▸ **THE PROBLEM**: Starting with the first line below, extract each line through the one that contains "en tu espacio", inclusive, excluding pictures.

--- DATASET EXTRACT ---

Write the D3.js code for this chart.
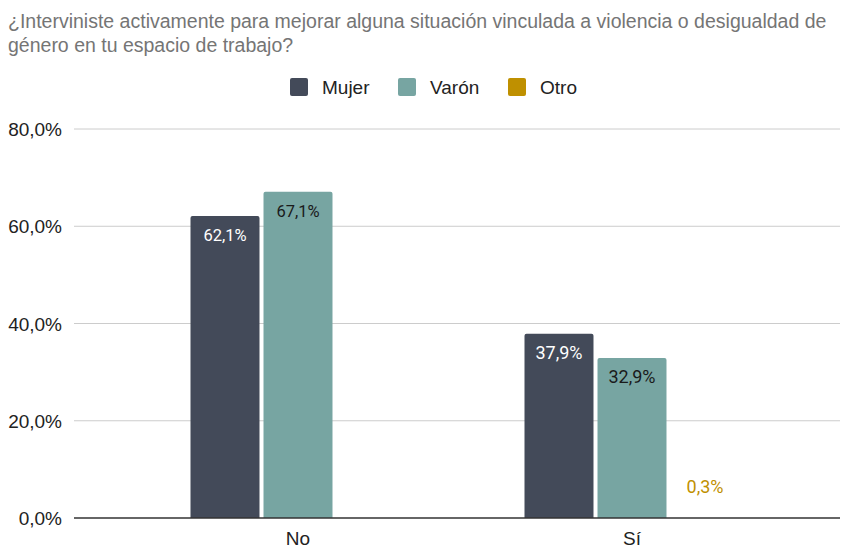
<!DOCTYPE html>
<html>
<head>
<meta charset="utf-8">
<script src="https://cdn.jsdelivr.net/npm/d3@7"></script>
<style>
  body { margin: 0; background: #fff; }
  svg { display: block; }
</style>
</head>
<body>
<div id="chart"></div>
<script>
var categories = ["No", "Sí"];
var seriesNames = ["Mujer", "Varón", "Otro"];
var mujerValues = [62.1, 37.9];
var varonValues = [67.1, 32.9];
var otroValues = [0, 0.3];
var yTicks = [0, 20, 40, 60, 80];
var colors = ["#434a59", "#77a5a2", "#bf9000"];
var labelColors = ["#ffffff", "#1a1a1a", "#bf9000"];

var width = 856, height = 548;
var margin = {top: 129, right: 16, bottom: 30, left: 74};
var plotW = width - margin.left - margin.right;
var plotH = height - margin.top - margin.bottom;
var font = "Liberation Sans, Arial, sans-serif";

var svg = d3.select("#chart").append("svg")
  .attr("width", width)
  .attr("height", height);

//title
var title = svg.append("text")
  .attr("font-family", font)
  .attr("font-size", 19.5)
  .attr("fill", "#757575");
title.append("tspan").attr("x", 8).attr("y", 28)
  .text("¿Interviniste activamente para mejorar alguna situación vinculada a violencia o desigualdad de");
title.append("tspan").attr("x", 8).attr("y", 52)
  .text("género en tu espacio de trabajo?");

//legend
var legendX = [290, 398, 508];
var legend = svg.append("g");
seriesNames.forEach(function(name, i) {
  legend.append("rect")
    .attr("x", legendX[i]).attr("y", 78)
    .attr("width", 18).attr("height", 18)
    .attr("rx", 2)
    .attr("fill", colors[i]);
  legend.append("text")
    .attr("x", legendX[i] + 32).attr("y", 94)
    .attr("font-family", font)
    .attr("font-size", 19)
    .attr("fill", "#222")
    .text(name);
});

var g = svg.append("g")
  .attr("transform", "translate(" + margin.left + "," + margin.top + ")");

var yScale = d3.scaleLinear().domain([0, 80]).range([plotH, 0]);
var xScale = d3.scaleBand().domain(categories).range([57, 725]).paddingInner(0).paddingOuter(0);
var innerScale = d3.scaleBand().domain(seriesNames)
  .range([(xScale.bandwidth() - 215) / 2, (xScale.bandwidth() + 215) / 2])
  .paddingInner(0.055);

//gridlines
g.selectAll("line.grid").data(yTicks.filter(function(d) { return d > 0; }))
  .enter().append("line")
  .attr("class", "grid")
  .attr("x1", 0).attr("x2", plotW)
  .attr("y1", function(d) { return yScale(d); })
  .attr("y2", function(d) { return yScale(d); })
  .attr("stroke", "#cccccc").attr("stroke-width", 1);

//y axis labels
g.selectAll("text.ylab").data(yTicks)
  .enter().append("text")
  .attr("class", "ylab")
  .attr("x", -12)
  .attr("y", function(d) { return yScale(d) + 7; })
  .attr("text-anchor", "end")
  .attr("font-family", font)
  .attr("font-size", 19)
  .attr("fill", "#222")
  .text(function(d) { return d.toFixed(1).replace(".", ",") + "%"; });

var seriesData = [mujerValues, varonValues, otroValues];
var fmt = function(v) { return v.toFixed(1).replace(".", ",") + "%"; };

categories.forEach(function(cat, ci) {
  var grp = g.append("g").attr("transform", "translate(" + xScale(cat) + ",0)");
  seriesNames.forEach(function(s, si) {
    var v = seriesData[si][ci];
    if (v <= 0) return;
    var x = innerScale(s), w = innerScale.bandwidth();
    var top = yScale(v);
    var h = plotH - top;
    var inside = h > 30;
    // tiny bars disappear under the baseline, only the label shows
    if (inside) {
      var r = 2;
      grp.append("path")
        .attr("d", "M" + x + "," + plotH + "V" + (top + r) + "Q" + x + "," + top + " " + (x + r) + "," + top +
          "H" + (x + w - r) + "Q" + (x + w) + "," + top + " " + (x + w) + "," + (top + r) + "V" + plotH + "Z")
        .attr("fill", colors[si]);
    }
    grp.append("text")
      .attr("x", x + w / 2)
      .attr("y", inside ? top + 25 : top - 24)
      .attr("text-anchor", "middle")
      .attr("font-family", "Roboto, sans-serif")
      .attr("font-size", inside ? (ci == 1 ? 18 : 16.5) : 18)
      .attr("fill", labelColors[si])
      .text(fmt(v));
  });
  grp.append("text")
    .attr("x", xScale.bandwidth() / 2)
    .attr("y", plotH + 27)
    .attr("text-anchor", "middle")
    .attr("font-family", font)
    .attr("font-size", 19)
    .attr("fill", "#222")
    .text(cat);
});

//baseline
g.append("line")
  .attr("x1", 0).attr("x2", plotW)
  .attr("y1", plotH).attr("y2", plotH)
  .attr("stroke", "#333333").attr("stroke-width", 1.5);
</script>
</body>
</html>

---

▸ **FULL RESPONSE**:
Write the D3.js code for this chart.
<!DOCTYPE html>
<html>
<head>
<meta charset="utf-8">
<script src="https://cdn.jsdelivr.net/npm/d3@7"></script>
<style>
  body { margin: 0; background: #fff; }
  svg { display: block; }
</style>
</head>
<body>
<div id="chart"></div>
<script>
var categories = ["No", "Sí"];
var seriesNames = ["Mujer", "Varón", "Otro"];
var mujerValues = [62.1, 37.9];
var varonValues = [67.1, 32.9];
var otroValues = [0, 0.3];
var yTicks = [0, 20, 40, 60, 80];
var colors = ["#434a59", "#77a5a2", "#bf9000"];
var labelColors = ["#ffffff", "#1a1a1a", "#bf9000"];

var width = 856, height = 548;
var margin = {top: 129, right: 16, bottom: 30, left: 74};
var plotW = width - margin.left - margin.right;
var plotH = height - margin.top - margin.bottom;
var font = "Liberation Sans, Arial, sans-serif";

var svg = d3.select("#chart").append("svg")
  .attr("width", width)
  .attr("height", height);

//title
var title = svg.append("text")
  .attr("font-family", font)
  .attr("font-size", 19.5)
  .attr("fill", "#757575");
title.append("tspan").attr("x", 8).attr("y", 28)
  .text("¿Interviniste activamente para mejorar alguna situación vinculada a violencia o desigualdad de");
title.append("tspan").attr("x", 8).attr("y", 52)
  .text("género en tu espacio de trabajo?");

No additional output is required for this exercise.